Mischel and his colleagues also have conducted extensive research on self-control. Their work has been summarized in an article published in 1989 in the journal Science. In several experiments, the researchers attempted to clarify why some people are capable of self-regulation, at least in some areas of their lives, while others fail in such attempts. They found enduring differences in self-control as early as the preschool years. In one study, for example, they showed young children pairs of treats, one less and one more desir able (for example, two versus five cookies or one versus two marshmallows). The children were told that the experimenter would leave the room and that they could obtain the more valuable treat if they waited until he or she returned. They could also ring the bell to bring the experimenter back sooner, but then they would receive the lesser treat. During the waiting period, which lasted a maximum of fifteen minutes, the children were unobtrusively observed. Later, the children's strategies to bridge the waiting period were analyzed. It became apparent that self-control increased when the children used behavioral or cognitive strategies to bridge the delay, such as avoiding looking at the rewards, distracting themselves with singing, playing with their fingers, or cognitively transforming the rewards (for example, thinking of marshmallows as clouds). Interestingly, a follow-up study more than ten years later revealed that those preschool children who had displayed more self-control early were socially and academically more competent, more attentive, more verbal, and better able than their peers to cope with stress as adolescents.

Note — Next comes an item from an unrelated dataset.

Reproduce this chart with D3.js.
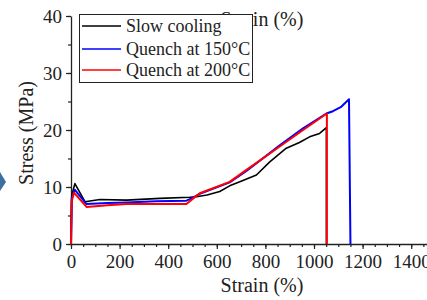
<!DOCTYPE html>
<html>
<head>
<meta charset="utf-8">
<script src="https://cdn.jsdelivr.net/npm/d3@7"></script>
<style>
  body { margin: 0; background: #fff; }
  text { font-family: "Liberation Serif", "Times New Roman", serif; fill: #222; }
</style>
</head>
<body>
<div id="chart"></div>
<script>
// Series data (strain %, stress MPa)
var slowStrain = [0, 3, 16, 58, 119, 229, 366, 489, 516, 560, 612, 653, 700, 763, 818, 886, 940, 982, 1023, 1051, 1051];
var slowStress = [0, 8.5, 10.6, 7.4, 7.8, 7.7, 8.0, 8.2, 8.3, 8.6, 9.2, 10.2, 11.0, 12.1, 14.4, 16.8, 17.8, 18.8, 19.4, 20.4, 0];

var q150Strain = [0, 3, 16, 64, 150, 229, 350, 475, 496, 530, 653, 722, 859, 955, 1051, 1078, 1110, 1144, 1150];
var q150Stress = [0, 8.0, 9.5, 7.0, 7.2, 7.3, 7.5, 7.6, 8.0, 8.8, 10.8, 12.8, 17.3, 20.3, 22.9, 23.3, 24.0, 25.4, 0];

var q200Strain = [0, 3, 12, 64, 150, 229, 350, 475, 503, 530, 653, 722, 859, 955, 1053, 1053];
var q200Stress = [0, 7.5, 9.0, 6.5, 6.8, 7.0, 7.0, 7.0, 8.0, 8.9, 10.9, 13.0, 17.1, 20.0, 22.9, 0];

var seriesNames = ["Slow cooling", "Quench at 150°C", "Quench at 200°C"];
var seriesColors = ["#000000", "#0000ff", "#ff0000"];

var xMajorTicks = [0, 200, 400, 600, 800, 1000, 1200, 1400];
var yMajorTicks = [0, 10, 20, 30, 40];

var width = 427, height = 300;

var svg = d3.select("#chart")
  .append("svg")
  .attr("width", width)
  .attr("height", height);

// Scales
var xScale = d3.scaleLinear().domain([0, 1500]).range([71, 435.5]);
var yScale = d3.scaleLinear().domain([0, 40]).range([244, 16]);

// Small arrow-like diamond cut at the left edge
svg.append("path")
  .attr("d", "M-6,182 L0,172 L6,182 L0,191 Z")
  .attr("fill", "#3e6fa3");

// Minor ticks
svg.append("g")
  .attr("transform", "translate(0,244)")
  .call(d3.axisBottom(xScale).tickValues(d3.range(0, 1501, 50)).tickSize(3).tickFormat(""))
  .call(function(g) { g.select(".domain").remove(); });
svg.append("g")
  .attr("transform", "translate(71,0)")
  .call(d3.axisLeft(yScale).tickValues(d3.range(0, 41, 5)).tickSize(3).tickFormat(""))
  .call(function(g) { g.select(".domain").remove(); });

// Major axes
var xAxis = svg.append("g")
  .attr("transform", "translate(0,244)")
  .call(d3.axisBottom(xScale).tickValues(xMajorTicks).tickSize(5).tickPadding(6)
    .tickSizeOuter(0).tickFormat(d3.format("d")));
xAxis.selectAll("text").style("font-size", "19px").style("font-family", "Liberation Serif").style("fill", "#222");

var yAxis = svg.append("g")
  .attr("transform", "translate(71,0)")
  .call(d3.axisLeft(yScale).tickValues(yMajorTicks).tickSize(5).tickPadding(4).tickSizeOuter(0));
yAxis.selectAll("text").style("font-size", "19px").style("font-family", "Liberation Serif").style("fill", "#222");

svg.selectAll(".domain").attr("stroke", "#222").attr("stroke-width", 1.3);
svg.selectAll(".tick line").attr("stroke", "#222").attr("stroke-width", 1.2);

// Axis titles
svg.append("text")
  .attr("x", 262)
  .attr("y", 292)
  .style("text-anchor", "middle")
  .style("font-size", "20px")
  .text("Strain (%)");

svg.append("text")
  .attr("x", 262)
  .attr("y", 26)
  .style("text-anchor", "middle")
  .style("font-size", "20px")
  .text("Strain (%)");

svg.append("text")
  .attr("transform", "translate(33,133) rotate(-90)")
  .style("text-anchor", "middle")
  .style("font-size", "20px")
  .text("Stress (MPa)");

// Lines
var line = d3.line()
  .x(function(d) { return xScale(d[0]); })
  .y(function(d) { return yScale(d[1]); });

var series = [
  d3.zip(slowStrain, slowStress),
  d3.zip(q150Strain, q150Stress),
  d3.zip(q200Strain, q200Stress)
];
var widths = [1.6, 2, 2];

series.forEach(function(s, i) {
  svg.append("path")
    .datum(s)
    .attr("fill", "none")
    .attr("stroke", seriesColors[i])
    .attr("stroke-width", widths[i])
    .attr("stroke-linejoin", "round")
    .attr("d", line);
});

// Legend
var legend = svg.append("g").attr("transform", "translate(79,14)");
legend.append("rect")
  .attr("x", 0.5).attr("y", 0.5)
  .attr("width", 173).attr("height", 68)
  .attr("fill", "#fff")
  .attr("stroke", "#222")
  .attr("stroke-width", 1);

var items = legend.selectAll(".legend")
  .data(seriesNames)
  .enter()
  .append("g")
  .attr("transform", function(d, i) { return "translate(0," + [12, 35, 56][i] + ")"; });

items.append("line")
  .attr("x1", 3).attr("x2", 42)
  .attr("stroke", function(d, i) { return seriesColors[i]; })
  .attr("stroke-width", 1.6);

items.append("text")
  .attr("x", 47)
  .attr("y", 6)
  .style("font-size", "18px")
  .text(function(d) { return d; });
</script>
</body>
</html>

In a related study, the length of delay time in preschool proved to be correlated with the adolescents' Scholastic Aptitude Test (SAT) scores, suggesting that greater self-control is related to superior academic achievement.
These studies provide an excellent illustration of how cognitive person variables sometimes can have very stable and generalized effects on behavior. The early acquisition of effective cognitive and behavioral strategies to delay gratification had a positive influence on the children's long-term adjustment. Thus, self-control fulfills the requirements of a "personality disposition" in Mischel's sense, because it constitutes an important mediating mechanism for adaptive social behavior throughout the life cycle.
Although the examples presented above lend support to Mischel's theory, one might argue that children's behavior under the constraints of a research setting is artificial and may not reflect what they normally do in their natural environment. While this argument is plausible, it was not supported in a later study with six- to twelve-year-old children in a summer residential treatment facility. Observing children under naturalistic circumstances in this facility led to comparable results. Children who spontaneously used effective cognitive-attentional strategies for self-regulation showed greater self-control in delay situations and were better adjusted than their peers.
An unanswered question is how best to teach children effective information-processing skills. If these skills acquire dispositional character and influence overall adjustment, their attainment would indeed be of vital importance to healthy development.